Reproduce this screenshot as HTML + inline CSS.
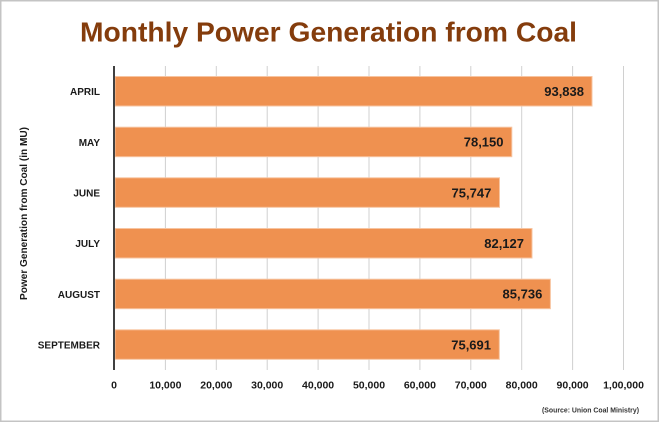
<!DOCTYPE html>
<html><head><meta charset="utf-8"><style>
html,body{margin:0;padding:0;background:#fff;}
svg{display:block;}
text{font-family:"Liberation Sans",Arial,sans-serif;font-weight:bold;}
</style></head><body>
<svg width="660" height="423" viewBox="0 0 660 423" xmlns="http://www.w3.org/2000/svg">
<rect x="0" y="0" width="660" height="423" fill="#fff"/>
<rect x="0.75" y="0.75" width="657.5" height="420.5" fill="none" stroke="#c4c4c4" stroke-width="1.5"/>
<text x="328.5" y="41.7" font-size="28" fill="#843C0C" text-anchor="middle" textLength="497" lengthAdjust="spacingAndGlyphs">Monthly Power Generation from Coal</text>
<g stroke="#d0d0d0" stroke-width="1">
<line x1="165.4" y1="66" x2="165.4" y2="370"/>
<line x1="216.3" y1="66" x2="216.3" y2="370"/>
<line x1="267.2" y1="66" x2="267.2" y2="370"/>
<line x1="318.1" y1="66" x2="318.1" y2="370"/>
<line x1="369" y1="66" x2="369" y2="370"/>
<line x1="419.9" y1="66" x2="419.9" y2="370"/>
<line x1="470.8" y1="66" x2="470.8" y2="370"/>
<line x1="521.7" y1="66" x2="521.7" y2="370"/>
<line x1="572.6" y1="66" x2="572.6" y2="370"/>
<line x1="623.5" y1="66" x2="623.5" y2="370"/>
</g>
<g fill="#EF9150" stroke="#F7C4A0" stroke-width="1">
<rect x="115" y="76.5" width="477" height="29.5"/>
<rect x="115" y="127.2" width="396.8" height="29.5"/>
<rect x="115" y="177.8" width="384.5" height="29.5"/>
<rect x="115" y="228.5" width="417" height="29.5"/>
<rect x="115" y="279.2" width="435.4" height="29.5"/>
<rect x="115" y="329.8" width="384.3" height="29.5"/>
</g>
<line x1="114" y1="66" x2="114" y2="370" stroke="#404040" stroke-width="2"/>
<g font-size="13" fill="#1a1a1a" text-anchor="end">
<text x="584" y="96">93,838</text>
<text x="503.5" y="146.7">78,150</text>
<text x="491.3" y="197.3">75,747</text>
<text x="524" y="248">82,127</text>
<text x="542.3" y="298.7">85,736</text>
<text x="491" y="349.3">75,691</text>
</g>
<g font-size="10" fill="#1a1a1a" text-anchor="end">
<text x="100" y="95.2">APRIL</text>
<text x="100" y="145.9">MAY</text>
<text x="100" y="196.5">JUNE</text>
<text x="100" y="247.2">JULY</text>
<text x="100" y="297.9">AUGUST</text>
<text x="100" y="348.5">SEPTEMBER</text>
</g>
<g font-size="10.5" fill="#1a1a1a" text-anchor="middle">
<text x="114" y="388.5">0</text>
<text x="165.4" y="388.5">10,000</text>
<text x="216.3" y="388.5">20,000</text>
<text x="267.2" y="388.5">30,000</text>
<text x="318.1" y="388.5">40,000</text>
<text x="369" y="388.5">50,000</text>
<text x="419.9" y="388.5">60,000</text>
<text x="470.8" y="388.5">70,000</text>
<text x="521.7" y="388.5">80,000</text>
<text x="572.6" y="388.5">90,000</text>
<text x="623.5" y="388.5">1,00,000</text>
</g>
<text transform="translate(27,213.5) rotate(-90)" font-size="10" fill="#1a1a1a" text-anchor="middle" textLength="173" lengthAdjust="spacingAndGlyphs">Power Generation from Coal (in MU)</text>
<text x="639" y="412.5" font-size="7.5" fill="#333" text-anchor="end" font-weight="normal" textLength="97" lengthAdjust="spacingAndGlyphs">(Source: Union Coal Ministry)</text>
</svg>
</body></html>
--------
What to work on: Reproduce the whole listing exactly, but not the images in it.

The solution:
Reproduce this screenshot as HTML + inline CSS.
<!DOCTYPE html>
<html><head><meta charset="utf-8"><style>
html,body{margin:0;padding:0;background:#fff;}
svg{display:block;}
text{font-family:"Liberation Sans",Arial,sans-serif;font-weight:bold;}
</style></head><body>
<svg width="660" height="423" viewBox="0 0 660 423" xmlns="http://www.w3.org/2000/svg">
<rect x="0" y="0" width="660" height="423" fill="#fff"/>
<rect x="0.75" y="0.75" width="657.5" height="420.5" fill="none" stroke="#c4c4c4" stroke-width="1.5"/>
<text x="328.5" y="41.7" font-size="28" fill="#843C0C" text-anchor="middle" textLength="497" lengthAdjust="spacingAndGlyphs">Monthly Power Generation from Coal</text>
<g stroke="#d0d0d0" stroke-width="1">
<line x1="165.4" y1="66" x2="165.4" y2="370"/>
<line x1="216.3" y1="66" x2="216.3" y2="370"/>
<line x1="267.2" y1="66" x2="267.2" y2="370"/>
<line x1="318.1" y1="66" x2="318.1" y2="370"/>
<line x1="369" y1="66" x2="369" y2="370"/>
<line x1="419.9" y1="66" x2="419.9" y2="370"/>
<line x1="470.8" y1="66" x2="470.8" y2="370"/>
<line x1="521.7" y1="66" x2="521.7" y2="370"/>
<line x1="572.6" y1="66" x2="572.6" y2="370"/>
<line x1="623.5" y1="66" x2="623.5" y2="370"/>
</g>
<g fill="#EF9150" stroke="#F7C4A0" stroke-width="1">
<rect x="115" y="76.5" width="477" height="29.5"/>
<rect x="115" y="127.2" width="396.8" height="29.5"/>
<rect x="115" y="177.8" width="384.5" height="29.5"/>
<rect x="115" y="228.5" width="417" height="29.5"/>
<rect x="115" y="279.2" width="435.4" height="29.5"/>
<rect x="115" y="329.8" width="384.3" height="29.5"/>
</g>
<line x1="114" y1="66" x2="114" y2="370" stroke="#404040" stroke-width="2"/>
<g font-size="13" fill="#1a1a1a" text-anchor="end">
<text x="584" y="96">93,838</text>
<text x="503.5" y="146.7">78,150</text>
<text x="491.3" y="197.3">75,747</text>
<text x="524" y="248">82,127</text>
<text x="542.3" y="298.7">85,736</text>
<text x="491" y="349.3">75,691</text>
</g>
<g font-size="10" fill="#1a1a1a" text-anchor="end">
<text x="100" y="95.2">APRIL</text>
<text x="100" y="145.9">MAY</text>
<text x="100" y="196.5">JUNE</text>
<text x="100" y="247.2">JULY</text>
<text x="100" y="297.9">AUGUST</text>
<text x="100" y="348.5">SEPTEMBER</text>
</g>
<g font-size="10.5" fill="#1a1a1a" text-anchor="middle">
<text x="114" y="388.5">0</text>
<text x="165.4" y="388.5">10,000</text>
<text x="216.3" y="388.5">20,000</text>
<text x="267.2" y="388.5">30,000</text>
<text x="318.1" y="388.5">40,000</text>
<text x="369" y="388.5">50,000</text>
<text x="419.9" y="388.5">60,000</text>
<text x="470.8" y="388.5">70,000</text>
<text x="521.7" y="388.5">80,000</text>
<text x="572.6" y="388.5">90,000</text>
<text x="623.5" y="388.5">1,00,000</text>
</g>
<text transform="translate(27,213.5) rotate(-90)" font-size="10" fill="#1a1a1a" text-anchor="middle" textLength="173" lengthAdjust="spacingAndGlyphs">Power Generation from Coal (in MU)</text>
<text x="639" y="412.5" font-size="7.5" fill="#333" text-anchor="end" font-weight="normal" textLength="97" lengthAdjust="spacingAndGlyphs">(Source: Union Coal Ministry)</text>
</svg>
</body></html>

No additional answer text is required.